→ Goal
Using the data below, repeat all of it precisely.

↓

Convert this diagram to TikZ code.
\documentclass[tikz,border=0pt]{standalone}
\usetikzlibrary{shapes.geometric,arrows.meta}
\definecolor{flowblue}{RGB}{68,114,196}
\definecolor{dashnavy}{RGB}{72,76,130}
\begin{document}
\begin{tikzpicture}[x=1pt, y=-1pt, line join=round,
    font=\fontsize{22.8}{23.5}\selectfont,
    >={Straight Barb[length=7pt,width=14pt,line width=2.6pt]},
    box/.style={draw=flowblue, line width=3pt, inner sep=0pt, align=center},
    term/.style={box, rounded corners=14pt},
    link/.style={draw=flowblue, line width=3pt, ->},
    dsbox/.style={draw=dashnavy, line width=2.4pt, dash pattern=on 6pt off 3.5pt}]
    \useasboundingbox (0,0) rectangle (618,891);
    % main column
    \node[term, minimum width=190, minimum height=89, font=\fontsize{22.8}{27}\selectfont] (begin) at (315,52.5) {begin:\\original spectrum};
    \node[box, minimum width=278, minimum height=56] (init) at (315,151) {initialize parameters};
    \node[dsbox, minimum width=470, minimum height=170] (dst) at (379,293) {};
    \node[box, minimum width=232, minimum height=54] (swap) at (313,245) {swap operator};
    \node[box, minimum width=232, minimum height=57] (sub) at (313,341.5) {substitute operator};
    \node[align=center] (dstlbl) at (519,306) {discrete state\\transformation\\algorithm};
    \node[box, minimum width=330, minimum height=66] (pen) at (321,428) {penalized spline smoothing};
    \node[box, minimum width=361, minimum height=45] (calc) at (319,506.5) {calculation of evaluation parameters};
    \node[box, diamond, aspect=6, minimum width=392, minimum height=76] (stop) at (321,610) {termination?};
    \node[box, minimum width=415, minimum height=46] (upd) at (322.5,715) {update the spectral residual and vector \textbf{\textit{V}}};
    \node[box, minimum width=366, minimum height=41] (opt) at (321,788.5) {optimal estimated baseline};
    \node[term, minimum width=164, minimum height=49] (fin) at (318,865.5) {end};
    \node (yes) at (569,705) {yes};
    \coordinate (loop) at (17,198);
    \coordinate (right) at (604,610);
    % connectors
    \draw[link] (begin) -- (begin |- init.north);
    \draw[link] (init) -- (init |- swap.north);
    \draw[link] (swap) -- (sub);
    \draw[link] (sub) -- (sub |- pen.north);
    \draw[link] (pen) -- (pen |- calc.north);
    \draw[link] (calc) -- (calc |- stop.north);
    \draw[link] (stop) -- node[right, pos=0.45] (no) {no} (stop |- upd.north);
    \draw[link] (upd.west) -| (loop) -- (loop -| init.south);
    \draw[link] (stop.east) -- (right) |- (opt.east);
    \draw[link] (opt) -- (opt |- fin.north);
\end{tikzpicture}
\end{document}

↑

→ Correct answer
Convert this diagram to TikZ code.
\documentclass[tikz,border=0pt]{standalone}
\usetikzlibrary{shapes.geometric,arrows.meta}
\definecolor{flowblue}{RGB}{68,114,196}
\definecolor{dashnavy}{RGB}{72,76,130}
\begin{document}
\begin{tikzpicture}[x=1pt, y=-1pt, line join=round,
    font=\fontsize{22.8}{23.5}\selectfont,
    >={Straight Barb[length=7pt,width=14pt,line width=2.6pt]},
    box/.style={draw=flowblue, line width=3pt, inner sep=0pt, align=center},
    term/.style={box, rounded corners=14pt},
    link/.style={draw=flowblue, line width=3pt, ->},
    dsbox/.style={draw=dashnavy, line width=2.4pt, dash pattern=on 6pt off 3.5pt}]
    \useasboundingbox (0,0) rectangle (618,891);
    % main column
    \node[term, minimum width=190, minimum height=89, font=\fontsize{22.8}{27}\selectfont] (begin) at (315,52.5) {begin:\\original spectrum};
    \node[box, minimum width=278, minimum height=56] (init) at (315,151) {initialize parameters};
    \node[dsbox, minimum width=470, minimum height=170] (dst) at (379,293) {};
    \node[box, minimum width=232, minimum height=54] (swap) at (313,245) {swap operator};
    \node[box, minimum width=232, minimum height=57] (sub) at (313,341.5) {substitute operator};
    \node[align=center] (dstlbl) at (519,306) {discrete state\\transformation\\algorithm};
    \node[box, minimum width=330, minimum height=66] (pen) at (321,428) {penalized spline smoothing};
    \node[box, minimum width=361, minimum height=45] (calc) at (319,506.5) {calculation of evaluation parameters};
    \node[box, diamond, aspect=6, minimum width=392, minimum height=76] (stop) at (321,610) {termination?};
    \node[box, minimum width=415, minimum height=46] (upd) at (322.5,715) {update the spectral residual and vector \textbf{\textit{V}}};
    \node[box, minimum width=366, minimum height=41] (opt) at (321,788.5) {optimal estimated baseline};
    \node[term, minimum width=164, minimum height=49] (fin) at (318,865.5) {end};
    \node (yes) at (569,705) {yes};
    \coordinate (loop) at (17,198);
    \coordinate (right) at (604,610);
    % connectors
    \draw[link] (begin) -- (begin |- init.north);
    \draw[link] (init) -- (init |- swap.north);
    \draw[link] (swap) -- (sub);
    \draw[link] (sub) -- (sub |- pen.north);
    \draw[link] (pen) -- (pen |- calc.north);
    \draw[link] (calc) -- (calc |- stop.north);
    \draw[link] (stop) -- node[right, pos=0.45] (no) {no} (stop |- upd.north);
    \draw[link] (upd.west) -| (loop) -- (loop -| init.south);
    \draw[link] (stop.east) -- (right) |- (opt.east);
    \draw[link] (opt) -- (opt |- fin.north);
\end{tikzpicture}
\end{document}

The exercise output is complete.